Cyphanta or Kyphanta (τὰ Κύφαντα) was a town on the eastern coast of ancient Laconia, belonging to the Eleuthero-Lacones. It was in ruins in the time of Pausanias (2nd century), but from the notice of it in other writers, it was evidently at one period a place of some importance. Pausanias describes it as situated 6 stadia from Zarax, and 10 stadia inland; and Ptolemy speaks separately of the port-town and city. Pausanias adds that Cyphanta contained a temple of Asclepius, called Stethaeum, and a fountain issuing from a rock, said to have been produced by a blow of the lance of Atalanta. The numbers in Pausanias, however, cannot be correct.
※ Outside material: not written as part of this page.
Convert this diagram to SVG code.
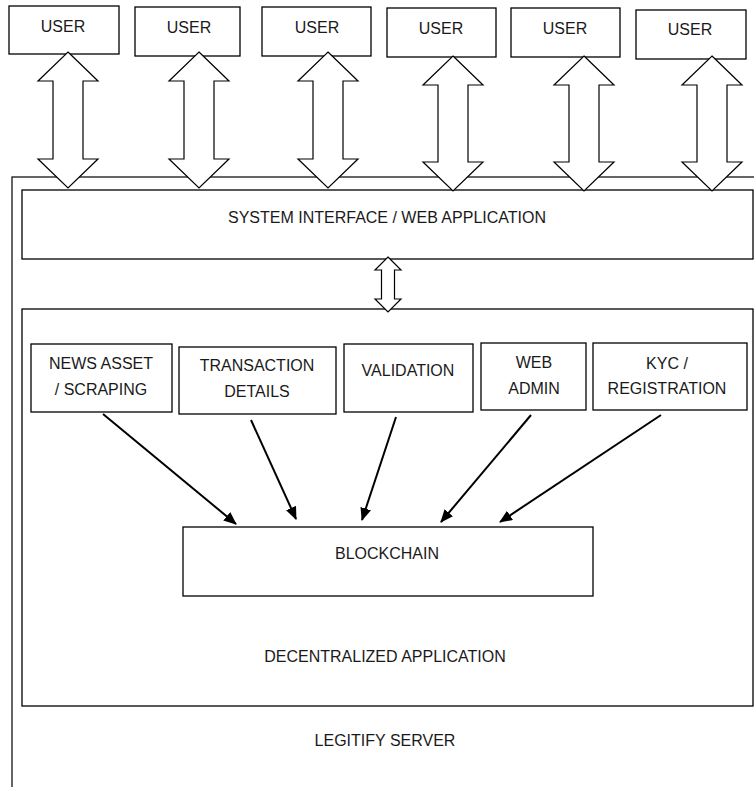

At the distance of 6 stadia from Zarax (modern Ierakas), there is no site for a town or a harbour; and it is scarcely conceivable that, on this rocky and little-frequented coast, there would be two towns so close to one another. Moreover, Pausanias says that the distance from Prasiae to Cyphanta is 200 stadia; whereas the real distance from Prasiae (modern Paralio Leonidi) to Zarax is more than 300 stadia. In addition to this Ptolemy places Cyphanta considerably further north than Zarax; and it is not till reaching Cyparissia that there is any place with a harbour and a fountain.

Modern scholars place its site near the modern Kyparissi.